The plaintiff’s position was supported by an amicus brief submitted by the Consumer Financial Protection Bureau and Federal Trade Commission. The regulators argued that the court should reject the district court’s exception holding that furnishers need not investigate frivolous indirect disputes because the statutory language requires furnishers to investigate all indirect disputes — arguing that Congress would have written in an exception for frivolous disputes if they intended to include one. The amicus brief claimed that the FCRA already protects furnishers from frivolous disputes by allowing CRAs to determine whether a dispute is frivolous prior to notifying a furnisher.

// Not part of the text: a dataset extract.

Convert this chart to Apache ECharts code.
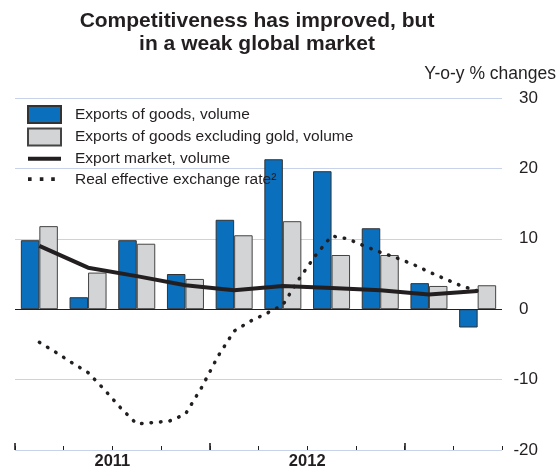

Under § 1681s-2(b) of FCRA, after receiving notice of an indirect dispute from a CRA, the furnisher must investigate the disputed information, review all relevant information provided, and report the results of the investigation to the CRA. The court of appeals found that, unlike direct disputes, the FCRA does not provide an exception for furnishers to decline to investigate indirect disputes deemed to be frivolous:
The FCRA is not ambiguous on this point. It expressly states that if a [CRA] ‘reasonably determines that [an indirect] dispute . . . is frivolous or irrelevant,’ it is not required to continue with its investigation. 15 U.S.C. § 1681i(a)(3)(A). Similarly, when a furnisher receives a direct dispute, the FCRA clearly provides that the furnisher is not required to investigate so long as it ‘reasonably determines that the dispute is frivolous or irrelevant.’ Id. § 1681s-2(a)(8)(F)(i). The statute is structured such that, in these parallel provisions, the party that first receives the dispute from the consumer retains explicit discretion to discontinue its investigation should the consumer’s dispute appear frivolous or irrelevant. Meanwhile, Section 1681s-2(b), which governs ‘duties of furnishers of information upon notice of a dispute’ from a [CRA], charges furnishers with a duty to investigate indirect disputes forwarded to them by the agencies, without providing for any similar exception.
The court of appeals found that enforcing the FCRA according to its terms would produce “no unreasonable results.” For direct disputes, furnishers can perform a preliminary review for frivolousness. As for indirect disputes, Congress provided a “filtering mechanism” by setting up the CRAs to terminate their investigation of a dispute if they reasonably determined it was frivolous or irrelevant. For these reasons, the court of appeals concluded that the collection agency had a duty to investigate the plaintiff’s indirect complaint, regardless of his purported failure to supplement with additional information, or the fact that he had previously submitted a direct dispute that had been deemed frivolous. The court reversed the district court’s grant of summary judgment to the defendants and remanded the case for evaluation of the reasonableness of the collection agency’s investigation into the plaintiff’s indirect dispute under the FCRA.
While the court ultimately sided with the plaintiff’s position on the furnisher’s obligation to investigate all indirect disputes, it stated in a footnote that it declined to comment on the argument that a CRA has no duty to notify a furnisher of an indirect dispute that the CRA has deemed frivolous. In other words, while the court recognized that an indirect dispute deemed frivolous by a CRA pursuant to § 1681i(a)(3)(A) may abrogate the CRA’s responsibility to investigate further, the court declined to opine on whether that determination also abrogated its responsibility to forward the indirect dispute to a furnisher pursuant to § 1681i(a)(2).